- Problem statement:
Copy all of the material exactly. Pictures are not to appear in the copy.

- Data excerpt:
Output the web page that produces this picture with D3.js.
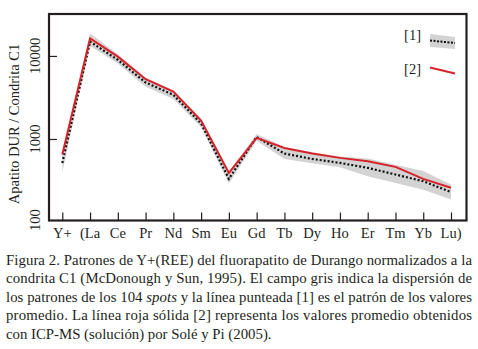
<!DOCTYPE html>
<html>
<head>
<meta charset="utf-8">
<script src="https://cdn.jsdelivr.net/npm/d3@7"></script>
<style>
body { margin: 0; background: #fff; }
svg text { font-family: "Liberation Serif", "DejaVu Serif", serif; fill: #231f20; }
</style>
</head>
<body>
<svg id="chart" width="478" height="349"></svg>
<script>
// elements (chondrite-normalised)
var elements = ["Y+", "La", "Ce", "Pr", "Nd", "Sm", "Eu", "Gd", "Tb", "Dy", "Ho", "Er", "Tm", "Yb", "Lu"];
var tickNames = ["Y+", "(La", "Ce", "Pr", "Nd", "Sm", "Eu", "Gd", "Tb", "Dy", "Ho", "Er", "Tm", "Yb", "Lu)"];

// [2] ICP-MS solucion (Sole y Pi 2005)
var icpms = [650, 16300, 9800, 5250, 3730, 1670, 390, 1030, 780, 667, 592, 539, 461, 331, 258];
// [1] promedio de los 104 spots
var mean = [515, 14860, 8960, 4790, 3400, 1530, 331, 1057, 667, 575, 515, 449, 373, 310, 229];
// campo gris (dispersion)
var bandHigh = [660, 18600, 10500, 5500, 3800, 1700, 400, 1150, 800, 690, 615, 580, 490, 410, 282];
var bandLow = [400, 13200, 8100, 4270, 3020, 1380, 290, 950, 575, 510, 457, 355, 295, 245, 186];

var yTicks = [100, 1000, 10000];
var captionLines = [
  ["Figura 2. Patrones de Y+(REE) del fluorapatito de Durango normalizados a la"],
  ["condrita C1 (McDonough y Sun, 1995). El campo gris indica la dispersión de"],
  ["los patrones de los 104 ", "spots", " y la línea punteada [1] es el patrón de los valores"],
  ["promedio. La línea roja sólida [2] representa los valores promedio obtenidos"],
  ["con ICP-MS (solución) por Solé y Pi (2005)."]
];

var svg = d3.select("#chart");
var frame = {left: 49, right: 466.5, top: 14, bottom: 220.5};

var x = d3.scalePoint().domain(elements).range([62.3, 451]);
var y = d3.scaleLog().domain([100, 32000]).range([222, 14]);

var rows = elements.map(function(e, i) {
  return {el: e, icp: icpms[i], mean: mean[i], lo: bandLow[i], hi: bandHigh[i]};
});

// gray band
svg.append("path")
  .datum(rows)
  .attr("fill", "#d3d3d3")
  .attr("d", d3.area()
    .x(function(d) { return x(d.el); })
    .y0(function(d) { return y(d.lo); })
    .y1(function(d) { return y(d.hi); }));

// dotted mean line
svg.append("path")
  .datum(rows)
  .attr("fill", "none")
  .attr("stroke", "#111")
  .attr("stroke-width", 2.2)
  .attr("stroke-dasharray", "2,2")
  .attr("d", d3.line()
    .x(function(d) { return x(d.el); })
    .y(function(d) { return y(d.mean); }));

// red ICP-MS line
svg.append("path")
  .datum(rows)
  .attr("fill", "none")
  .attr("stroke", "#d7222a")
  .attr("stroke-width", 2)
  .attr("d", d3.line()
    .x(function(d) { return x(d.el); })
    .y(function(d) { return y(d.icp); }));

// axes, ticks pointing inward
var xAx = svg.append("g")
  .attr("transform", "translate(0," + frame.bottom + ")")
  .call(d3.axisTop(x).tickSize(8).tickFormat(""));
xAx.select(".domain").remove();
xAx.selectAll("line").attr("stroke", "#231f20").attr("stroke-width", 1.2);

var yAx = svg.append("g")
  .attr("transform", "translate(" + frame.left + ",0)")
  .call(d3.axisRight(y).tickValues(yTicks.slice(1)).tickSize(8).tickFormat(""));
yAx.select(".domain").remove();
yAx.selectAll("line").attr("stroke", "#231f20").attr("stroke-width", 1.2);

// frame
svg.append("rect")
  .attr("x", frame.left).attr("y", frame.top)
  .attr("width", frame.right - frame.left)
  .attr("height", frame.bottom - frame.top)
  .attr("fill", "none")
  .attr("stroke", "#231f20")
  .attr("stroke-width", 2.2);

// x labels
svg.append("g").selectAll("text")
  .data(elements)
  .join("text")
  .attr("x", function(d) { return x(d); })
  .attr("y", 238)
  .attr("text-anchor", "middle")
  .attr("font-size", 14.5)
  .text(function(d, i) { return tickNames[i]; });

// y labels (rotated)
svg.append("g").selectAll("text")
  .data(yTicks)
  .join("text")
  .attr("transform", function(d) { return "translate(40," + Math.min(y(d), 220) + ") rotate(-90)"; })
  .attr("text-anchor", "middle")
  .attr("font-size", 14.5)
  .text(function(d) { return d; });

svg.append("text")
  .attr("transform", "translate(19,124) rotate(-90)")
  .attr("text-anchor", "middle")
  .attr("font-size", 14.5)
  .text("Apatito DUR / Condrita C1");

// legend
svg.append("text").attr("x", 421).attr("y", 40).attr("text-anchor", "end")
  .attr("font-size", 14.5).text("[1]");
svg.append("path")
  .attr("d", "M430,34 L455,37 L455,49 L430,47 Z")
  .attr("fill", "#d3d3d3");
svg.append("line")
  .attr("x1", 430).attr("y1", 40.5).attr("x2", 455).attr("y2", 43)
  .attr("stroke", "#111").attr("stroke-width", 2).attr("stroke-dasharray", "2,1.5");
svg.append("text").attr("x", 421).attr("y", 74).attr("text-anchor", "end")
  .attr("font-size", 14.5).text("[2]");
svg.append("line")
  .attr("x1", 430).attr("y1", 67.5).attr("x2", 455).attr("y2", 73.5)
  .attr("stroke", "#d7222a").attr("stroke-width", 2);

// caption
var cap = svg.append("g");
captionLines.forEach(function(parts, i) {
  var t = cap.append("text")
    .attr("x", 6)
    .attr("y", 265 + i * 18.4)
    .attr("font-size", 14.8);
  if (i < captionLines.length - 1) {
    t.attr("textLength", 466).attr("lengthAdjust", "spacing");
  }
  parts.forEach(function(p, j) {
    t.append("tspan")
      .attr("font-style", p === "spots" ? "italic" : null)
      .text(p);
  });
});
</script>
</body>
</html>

- Output for this exercise:
Output the web page that produces this picture with D3.js.
<!DOCTYPE html>
<html>
<head>
<meta charset="utf-8">
<script src="https://cdn.jsdelivr.net/npm/d3@7"></script>
<style>
body { margin: 0; background: #fff; }
svg text { font-family: "Liberation Serif", "DejaVu Serif", serif; fill: #231f20; }
</style>
</head>
<body>
<svg id="chart" width="478" height="349"></svg>
<script>
// elements (chondrite-normalised)
var elements = ["Y+", "La", "Ce", "Pr", "Nd", "Sm", "Eu", "Gd", "Tb", "Dy", "Ho", "Er", "Tm", "Yb", "Lu"];
var tickNames = ["Y+", "(La", "Ce", "Pr", "Nd", "Sm", "Eu", "Gd", "Tb", "Dy", "Ho", "Er", "Tm", "Yb", "Lu)"];

// [2] ICP-MS solucion (Sole y Pi 2005)
var icpms = [650, 16300, 9800, 5250, 3730, 1670, 390, 1030, 780, 667, 592, 539, 461, 331, 258];
// [1] promedio de los 104 spots
var mean = [515, 14860, 8960, 4790, 3400, 1530, 331, 1057, 667, 575, 515, 449, 373, 310, 229];
// campo gris (dispersion)
var bandHigh = [660, 18600, 10500, 5500, 3800, 1700, 400, 1150, 800, 690, 615, 580, 490, 410, 282];
var bandLow = [400, 13200, 8100, 4270, 3020, 1380, 290, 950, 575, 510, 457, 355, 295, 245, 186];

var yTicks = [100, 1000, 10000];
var captionLines = [
  ["Figura 2. Patrones de Y+(REE) del fluorapatito de Durango normalizados a la"],
  ["condrita C1 (McDonough y Sun, 1995). El campo gris indica la dispersión de"],
  ["los patrones de los 104 ", "spots", " y la línea punteada [1] es el patrón de los valores"],
  ["promedio. La línea roja sólida [2] representa los valores promedio obtenidos"],
  ["con ICP-MS (solución) por Solé y Pi (2005)."]
];

var svg = d3.select("#chart");
var frame = {left: 49, right: 466.5, top: 14, bottom: 220.5};

var x = d3.scalePoint().domain(elements).range([62.3, 451]);
var y = d3.scaleLog().domain([100, 32000]).range([222, 14]);

var rows = elements.map(function(e, i) {
  return {el: e, icp: icpms[i], mean: mean[i], lo: bandLow[i], hi: bandHigh[i]};
});

// gray band
svg.append("path")
  .datum(rows)
  .attr("fill", "#d3d3d3")
  .attr("d", d3.area()
    .x(function(d) { return x(d.el); })
    .y0(function(d) { return y(d.lo); })
    .y1(function(d) { return y(d.hi); }));

// dotted mean line
svg.append("path")
  .datum(rows)
  .attr("fill", "none")
  .attr("stroke", "#111")
  .attr("stroke-width", 2.2)
  .attr("stroke-dasharray", "2,2")
  .attr("d", d3.line()
    .x(function(d) { return x(d.el); })
    .y(function(d) { return y(d.mean); }));

// red ICP-MS line
svg.append("path")
  .datum(rows)
  .attr("fill", "none")
  .attr("stroke", "#d7222a")
  .attr("stroke-width", 2)
  .attr("d", d3.line()
    .x(function(d) { return x(d.el); })
    .y(function(d) { return y(d.icp); }));

// axes, ticks pointing inward
var xAx = svg.append("g")
  .attr("transform", "translate(0," + frame.bottom + ")")
  .call(d3.axisTop(x).tickSize(8).tickFormat(""));
xAx.select(".domain").remove();
xAx.selectAll("line").attr("stroke", "#231f20").attr("stroke-width", 1.2);

var yAx = svg.append("g")
  .attr("transform", "translate(" + frame.left + ",0)")
  .call(d3.axisRight(y).tickValues(yTicks.slice(1)).tickSize(8).tickFormat(""));
yAx.select(".domain").remove();
yAx.selectAll("line").attr("stroke", "#231f20").attr("stroke-width", 1.2);

// frame
svg.append("rect")
  .attr("x", frame.left).attr("y", frame.top)
  .attr("width", frame.right - frame.left)
  .attr("height", frame.bottom - frame.top)
  .attr("fill", "none")
  .attr("stroke", "#231f20")
  .attr("stroke-width", 2.2);

// x labels
svg.append("g").selectAll("text")
  .data(elements)
  .join("text")
  .attr("x", function(d) { return x(d); })
  .attr("y", 238)
  .attr("text-anchor", "middle")
  .attr("font-size", 14.5)
  .text(function(d, i) { return tickNames[i]; });

// y labels (rotated)
svg.append("g").selectAll("text")
  .data(yTicks)
  .join("text")
  .attr("transform", function(d) { return "translate(40," + Math.min(y(d), 220) + ") rotate(-90)"; })
  .attr("text-anchor", "middle")
  .attr("font-size", 14.5)
  .text(function(d) { return d; });

svg.append("text")
  .attr("transform", "translate(19,124) rotate(-90)")
  .attr("text-anchor", "middle")
  .attr("font-size", 14.5)
  .text("Apatito DUR / Condrita C1");

// legend
svg.append("text").attr("x", 421).attr("y", 40).attr("text-anchor", "end")
  .attr("font-size", 14.5).text("[1]");
svg.append("path")
  .attr("d", "M430,34 L455,37 L455,49 L430,47 Z")
  .attr("fill", "#d3d3d3");
svg.append("line")
  .attr("x1", 430).attr("y1", 40.5).attr("x2", 455).attr("y2", 43)
  .attr("stroke", "#111").attr("stroke-width", 2).attr("stroke-dasharray", "2,1.5");
svg.append("text").attr("x", 421).attr("y", 74).attr("text-anchor", "end")
  .attr("font-size", 14.5).text("[2]");
svg.append("line")
  .attr("x1", 430).attr("y1", 67.5).attr("x2", 455).attr("y2", 73.5)
  .attr("stroke", "#d7222a").attr("stroke-width", 2);

// caption
var cap = svg.append("g");
captionLines.forEach(function(parts, i) {
  var t = cap.append("text")
    .attr("x", 6)
    .attr("y", 265 + i * 18.4)
    .attr("font-size", 14.8);
  if (i < captionLines.length - 1) {
    t.attr("textLength", 466).attr("lengthAdjust", "spacing");
  }
  parts.forEach(function(p, j) {
    t.append("tspan")
      .attr("font-style", p === "spots" ? "italic" : null)
      .text(p);
  });
});
</script>
</body>
</html>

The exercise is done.